In my service career, in the beginning, I was posted as sub-divisional officer, Asansol and I had the opportunity to come into contact with Dr B C Roy on quite a few occasions. Durgapur Projects was inaugurated just after I joined service. He told his partyman during the meeting: I have given you a young SDO who will stay for two years ... you all used to complain that SDOs come and go within a year. So please cooperate with him so that he can understand the problems of the coal fields in depth.
Ironically, during one of his subsequent visits, I faced a tricky situation in the coalfield area. The unions which ruled the coalfields were mainly dominated by Bihari and UP musclemen of the Hind Mazdoor Sabha and a few were dominated by communists. The Congress had hardly any existence. One Congress leader who was trying to make an entry was creating havoc in the Jamuria coal fields like a bull in a china shop. I ordered his arrest the day Dr B C Roy arrived in the evening in Durgapur. I waited in the annexe while Dr B C Roy held a meeting with his partyman in the Durgapur Project Guest House. After the meeting, he called me. Before I could explain why I had ordered the arrest, he told his partyman that the SDO had done the correct thing as no one should take the law in his own hand. I was greatly relieved. Which political leader today would defend a civil servant like this?
When news of his death arrived, I was in the Asansol office and I could not work the whole day. My father who was very close to Dr B C Roy had literally broken down. I have heard so many interesting stories about Dr B C Roy from my father. I am recounting just one story to show how great Dr B C Roy was.

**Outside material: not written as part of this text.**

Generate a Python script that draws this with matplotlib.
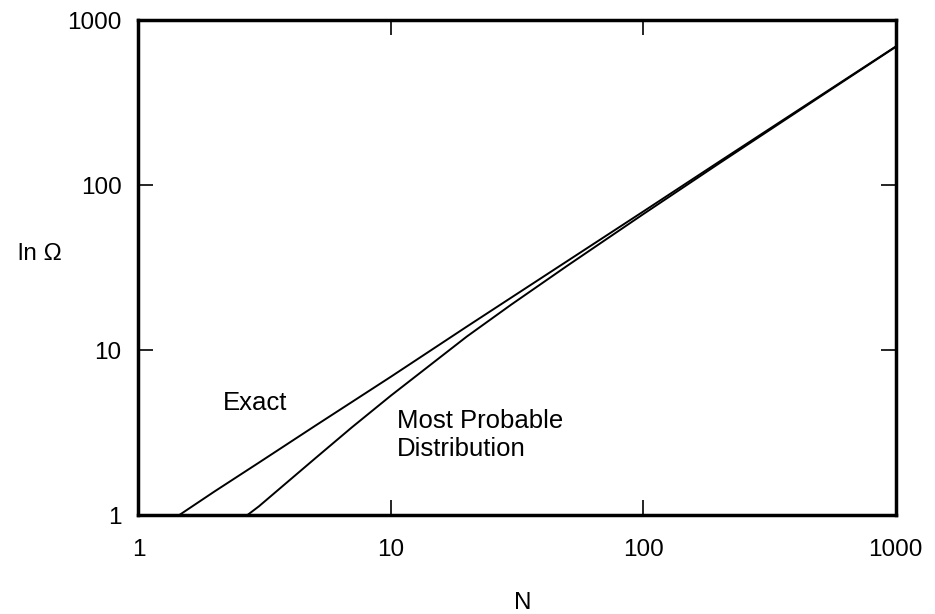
import matplotlib.pyplot as plt

# values (log-log)
n_exact = [1.45, 2, 3, 5, 10, 20, 50, 100, 200, 500, 1000]
ln_omega_exact = [1.0, 1.39, 2.08, 3.47, 6.9, 13.9, 34.7, 69.3, 139, 347, 693]

n_mpd = [2.7, 3, 5, 7, 10, 20, 30, 50, 100, 200, 500, 1000]
ln_omega_mpd = [1.0, 1.13, 2.2, 3.4, 5.3, 12.1, 18.9, 32.5, 66.8, 135.8, 343, 690]

tick_vals = [1, 10, 100, 1000]
tick_labels = ['1', '10', '100', '1000']

plt.rcParams['font.family'] = ['Liberation Sans', 'DejaVu Sans']

fig = plt.figure(figsize=(9.35, 6.14), dpi=100)
ax = fig.add_axes([0.148, 0.161, 0.81, 0.806])

ax.plot(n_exact, ln_omega_exact, color='black', lw=1.4)
ax.plot(n_mpd, ln_omega_mpd, color='black', lw=1.4)

ax.set_xscale('log')
ax.set_yscale('log')
ax.set_xlim(1, 1000)
ax.set_ylim(1, 1000)

ax.set_xticks(tick_vals)
ax.set_xticklabels(tick_labels)
ax.set_yticks(tick_vals)
ax.set_yticklabels(tick_labels)
ax.minorticks_off()
ax.tick_params(which='major', direction='in', length=11, width=1.2,
               top=True, right=True, labelsize=17.5)
ax.tick_params(axis='x', pad=17)
ax.tick_params(axis='y', pad=12)

for sp in ax.spines.values():
    sp.set_linewidth(2.5)

ax.set_xlabel('N', fontsize=17.5)
ax.xaxis.set_label_coords(0.508, -0.155)
ax.set_ylabel('ln Ω', fontsize=17.5, rotation=0)
ax.yaxis.set_label_coords(-0.13, 0.505)

ax.text(2.9, 4.8, 'Exact', fontsize=18.5, ha='center', va='center')
ax.text(10.6, 3.05, 'Most Probable\nDistribution', fontsize=18.5,
        ha='left', va='center', linespacing=1.2)

fig.savefig('out.png', dpi=100)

Dr B C Roy was very strong-willed and temperamental and normally did not tolerate any dissent, specially if a view was close to his heart. In those days, the attendance of secretaries at Cabinet meetings was a must and legal Remembrance had to remain present throughout to tender his views on any legal problem. During one such meeting, a proposal that was dear to Dr B C Roy was to be passed. But K Hazra, the legal Remembrance who was an outstanding civil servant of merit in legal matters, raised an objection. Dr BC Roy flared up and the proposal was deferred for the time being.
In the afternoon, K Hazra came to my father's chamber and handed over a letter and said that he was leaving Writer's Building. On reading the letter, my father found that Hazra had submitted his letter of resignation from service. My father immediately rushed to Dr Roy.
Dr Roy saw the letter and told my father to accompany him after office. After office, Dr Roy's convoy went to the residence of K Hazra who came downstairs as soon as he heard that the CM had come. Dr Roy told Hazra: I am like your elder brother, can't I shout at you? Anyway, please take back your resignation letter. Your opinion will prevail. Everyone was overwhelmed by this magnanimous gesture of Dr B C Roy.
Which chief minister will go to the residence of a civil servant today to rectify his mistake? Those were the golden days in the administrative history of Bengal. All civil servants respected Dr B C Roy from the core of their hearts.